_Stated goal_
Only the lines from the line containing "Rebuild this chart" through the line containing "0.741, 0.887, 0.962]" should be reproduced, please, with no pictures.

_Given information_
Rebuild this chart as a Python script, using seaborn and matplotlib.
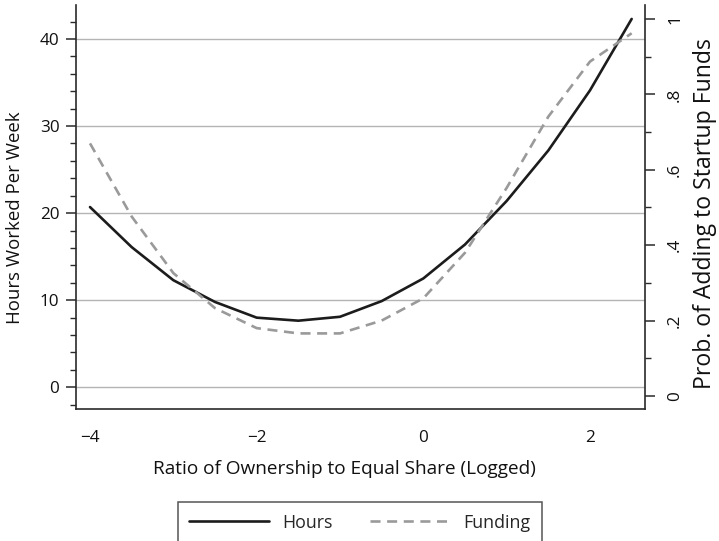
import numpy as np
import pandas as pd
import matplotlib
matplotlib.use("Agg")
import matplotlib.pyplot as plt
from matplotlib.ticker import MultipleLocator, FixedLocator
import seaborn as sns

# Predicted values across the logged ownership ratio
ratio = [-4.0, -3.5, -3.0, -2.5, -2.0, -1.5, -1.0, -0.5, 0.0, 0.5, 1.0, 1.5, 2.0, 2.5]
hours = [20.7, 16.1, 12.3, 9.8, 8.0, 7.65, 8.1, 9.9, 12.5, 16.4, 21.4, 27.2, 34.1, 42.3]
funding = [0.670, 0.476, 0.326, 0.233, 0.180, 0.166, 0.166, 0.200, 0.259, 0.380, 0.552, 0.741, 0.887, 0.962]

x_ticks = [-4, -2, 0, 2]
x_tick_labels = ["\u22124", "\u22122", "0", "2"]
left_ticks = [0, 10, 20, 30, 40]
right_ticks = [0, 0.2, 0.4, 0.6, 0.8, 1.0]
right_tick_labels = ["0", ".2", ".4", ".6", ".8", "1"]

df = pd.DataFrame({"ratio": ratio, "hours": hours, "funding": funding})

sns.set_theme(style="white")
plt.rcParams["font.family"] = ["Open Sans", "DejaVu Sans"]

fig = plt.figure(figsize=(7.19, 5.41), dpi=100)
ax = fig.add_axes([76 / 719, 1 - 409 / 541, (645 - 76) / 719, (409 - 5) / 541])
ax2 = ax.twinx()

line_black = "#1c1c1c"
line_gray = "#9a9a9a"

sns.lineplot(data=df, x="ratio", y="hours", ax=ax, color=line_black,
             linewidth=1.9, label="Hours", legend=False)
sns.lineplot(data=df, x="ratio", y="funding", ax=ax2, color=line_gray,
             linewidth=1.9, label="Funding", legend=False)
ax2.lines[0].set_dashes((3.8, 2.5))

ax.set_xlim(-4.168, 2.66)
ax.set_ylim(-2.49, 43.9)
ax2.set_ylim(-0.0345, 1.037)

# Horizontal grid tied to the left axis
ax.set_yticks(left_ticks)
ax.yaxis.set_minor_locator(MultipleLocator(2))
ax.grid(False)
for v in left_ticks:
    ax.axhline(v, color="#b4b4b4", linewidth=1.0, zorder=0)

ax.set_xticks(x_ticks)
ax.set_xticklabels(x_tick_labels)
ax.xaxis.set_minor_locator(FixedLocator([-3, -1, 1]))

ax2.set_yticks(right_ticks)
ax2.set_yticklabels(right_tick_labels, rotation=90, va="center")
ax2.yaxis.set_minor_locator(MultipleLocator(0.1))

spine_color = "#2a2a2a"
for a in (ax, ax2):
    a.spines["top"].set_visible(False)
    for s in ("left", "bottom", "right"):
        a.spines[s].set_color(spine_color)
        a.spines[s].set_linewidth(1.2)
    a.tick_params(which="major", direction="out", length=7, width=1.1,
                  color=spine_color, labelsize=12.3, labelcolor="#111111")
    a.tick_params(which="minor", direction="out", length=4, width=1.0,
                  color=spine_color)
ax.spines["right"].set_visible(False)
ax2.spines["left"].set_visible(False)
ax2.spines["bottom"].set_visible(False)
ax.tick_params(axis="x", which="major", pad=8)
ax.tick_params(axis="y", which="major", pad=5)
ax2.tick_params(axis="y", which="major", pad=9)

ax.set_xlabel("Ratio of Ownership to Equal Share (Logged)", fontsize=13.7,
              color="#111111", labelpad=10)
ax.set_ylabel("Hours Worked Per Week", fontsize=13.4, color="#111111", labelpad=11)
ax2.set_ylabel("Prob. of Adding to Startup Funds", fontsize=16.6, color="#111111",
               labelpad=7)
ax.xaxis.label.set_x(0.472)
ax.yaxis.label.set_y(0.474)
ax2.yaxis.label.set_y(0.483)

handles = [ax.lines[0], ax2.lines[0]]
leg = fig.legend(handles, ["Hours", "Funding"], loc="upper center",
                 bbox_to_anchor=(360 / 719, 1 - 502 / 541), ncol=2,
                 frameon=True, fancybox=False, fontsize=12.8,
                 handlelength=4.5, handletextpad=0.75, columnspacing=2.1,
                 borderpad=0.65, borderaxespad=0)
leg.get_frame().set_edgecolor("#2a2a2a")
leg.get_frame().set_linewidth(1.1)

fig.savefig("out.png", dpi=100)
--
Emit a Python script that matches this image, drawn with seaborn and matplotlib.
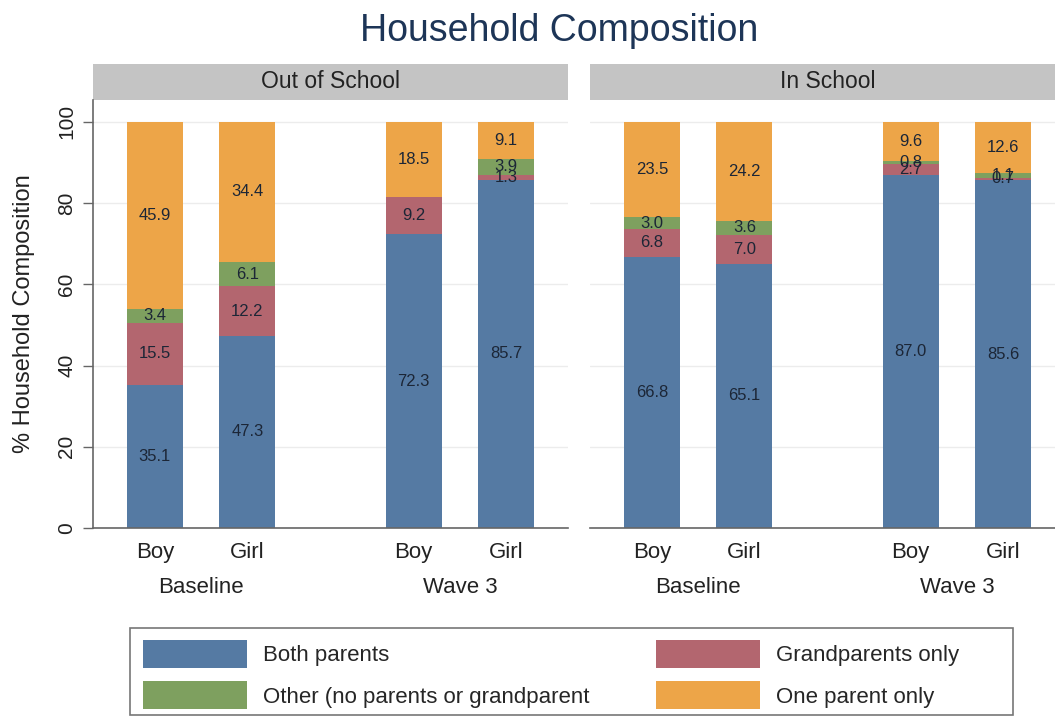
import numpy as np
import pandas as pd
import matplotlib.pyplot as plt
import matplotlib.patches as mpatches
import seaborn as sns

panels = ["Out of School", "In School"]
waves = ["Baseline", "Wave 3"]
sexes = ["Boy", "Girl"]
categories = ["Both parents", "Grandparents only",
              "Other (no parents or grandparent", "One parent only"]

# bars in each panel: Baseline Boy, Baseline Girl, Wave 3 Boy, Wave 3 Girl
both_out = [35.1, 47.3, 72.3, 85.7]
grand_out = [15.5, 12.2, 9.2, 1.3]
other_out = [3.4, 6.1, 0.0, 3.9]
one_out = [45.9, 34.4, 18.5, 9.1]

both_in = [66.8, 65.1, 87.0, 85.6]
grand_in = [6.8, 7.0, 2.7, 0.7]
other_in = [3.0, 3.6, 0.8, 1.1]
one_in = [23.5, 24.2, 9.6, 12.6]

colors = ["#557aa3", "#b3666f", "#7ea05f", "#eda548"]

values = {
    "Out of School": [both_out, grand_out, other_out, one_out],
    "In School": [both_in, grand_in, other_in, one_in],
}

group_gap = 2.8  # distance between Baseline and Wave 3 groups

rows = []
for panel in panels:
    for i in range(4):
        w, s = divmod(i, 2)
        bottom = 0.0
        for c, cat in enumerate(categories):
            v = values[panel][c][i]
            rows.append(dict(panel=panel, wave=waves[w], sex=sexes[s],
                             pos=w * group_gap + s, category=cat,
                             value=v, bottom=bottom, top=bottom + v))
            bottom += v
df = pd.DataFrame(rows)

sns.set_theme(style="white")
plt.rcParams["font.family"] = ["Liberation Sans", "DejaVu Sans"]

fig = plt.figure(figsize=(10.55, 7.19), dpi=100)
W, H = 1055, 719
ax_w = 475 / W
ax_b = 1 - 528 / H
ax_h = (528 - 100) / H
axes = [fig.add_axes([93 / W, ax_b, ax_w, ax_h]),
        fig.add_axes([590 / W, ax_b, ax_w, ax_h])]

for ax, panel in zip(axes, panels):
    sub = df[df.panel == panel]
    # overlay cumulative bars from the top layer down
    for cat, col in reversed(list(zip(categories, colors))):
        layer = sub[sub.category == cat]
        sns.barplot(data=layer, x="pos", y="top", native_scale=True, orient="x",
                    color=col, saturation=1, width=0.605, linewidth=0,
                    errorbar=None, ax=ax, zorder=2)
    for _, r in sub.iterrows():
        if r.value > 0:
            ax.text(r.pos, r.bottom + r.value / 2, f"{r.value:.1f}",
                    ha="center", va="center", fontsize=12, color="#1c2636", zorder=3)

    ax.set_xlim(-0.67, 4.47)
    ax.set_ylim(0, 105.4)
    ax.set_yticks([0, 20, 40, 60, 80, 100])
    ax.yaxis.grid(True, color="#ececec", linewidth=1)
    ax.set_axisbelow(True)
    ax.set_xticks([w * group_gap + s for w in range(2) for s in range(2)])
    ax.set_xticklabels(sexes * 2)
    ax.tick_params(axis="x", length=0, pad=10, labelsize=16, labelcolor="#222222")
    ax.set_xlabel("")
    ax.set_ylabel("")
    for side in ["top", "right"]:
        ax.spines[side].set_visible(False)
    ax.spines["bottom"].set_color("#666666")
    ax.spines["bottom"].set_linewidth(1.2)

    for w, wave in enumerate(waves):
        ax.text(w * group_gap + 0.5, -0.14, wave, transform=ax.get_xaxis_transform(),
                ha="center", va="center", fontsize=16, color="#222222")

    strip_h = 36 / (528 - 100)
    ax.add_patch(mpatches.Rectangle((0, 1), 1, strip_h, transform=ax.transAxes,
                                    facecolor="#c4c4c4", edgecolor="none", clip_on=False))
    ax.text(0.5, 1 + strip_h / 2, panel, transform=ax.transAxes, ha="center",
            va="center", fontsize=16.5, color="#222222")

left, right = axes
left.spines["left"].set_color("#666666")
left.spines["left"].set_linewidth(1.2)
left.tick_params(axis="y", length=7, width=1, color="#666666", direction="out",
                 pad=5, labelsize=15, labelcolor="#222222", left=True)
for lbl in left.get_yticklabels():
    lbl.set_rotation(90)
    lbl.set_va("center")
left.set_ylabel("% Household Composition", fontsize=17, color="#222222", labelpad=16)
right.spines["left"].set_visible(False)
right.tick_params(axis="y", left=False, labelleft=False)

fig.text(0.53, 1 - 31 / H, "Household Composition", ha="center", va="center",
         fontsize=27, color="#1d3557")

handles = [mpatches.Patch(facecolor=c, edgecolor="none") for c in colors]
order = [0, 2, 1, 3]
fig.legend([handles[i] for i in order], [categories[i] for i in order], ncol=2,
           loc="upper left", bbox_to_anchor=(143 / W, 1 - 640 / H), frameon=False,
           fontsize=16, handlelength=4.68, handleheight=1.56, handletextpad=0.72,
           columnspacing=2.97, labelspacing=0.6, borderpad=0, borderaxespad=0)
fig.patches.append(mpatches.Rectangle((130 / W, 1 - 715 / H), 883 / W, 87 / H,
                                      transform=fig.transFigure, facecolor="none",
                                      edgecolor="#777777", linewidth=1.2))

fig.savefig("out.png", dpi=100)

_The answer_
Rebuild this chart as a Python script, using seaborn and matplotlib.
import numpy as np
import pandas as pd
import matplotlib
matplotlib.use("Agg")
import matplotlib.pyplot as plt
from matplotlib.ticker import MultipleLocator, FixedLocator
import seaborn as sns

# Predicted values across the logged ownership ratio
ratio = [-4.0, -3.5, -3.0, -2.5, -2.0, -1.5, -1.0, -0.5, 0.0, 0.5, 1.0, 1.5, 2.0, 2.5]
hours = [20.7, 16.1, 12.3, 9.8, 8.0, 7.65, 8.1, 9.9, 12.5, 16.4, 21.4, 27.2, 34.1, 42.3]
funding = [0.670, 0.476, 0.326, 0.233, 0.180, 0.166, 0.166, 0.200, 0.259, 0.380, 0.552, 0.741, 0.887, 0.962]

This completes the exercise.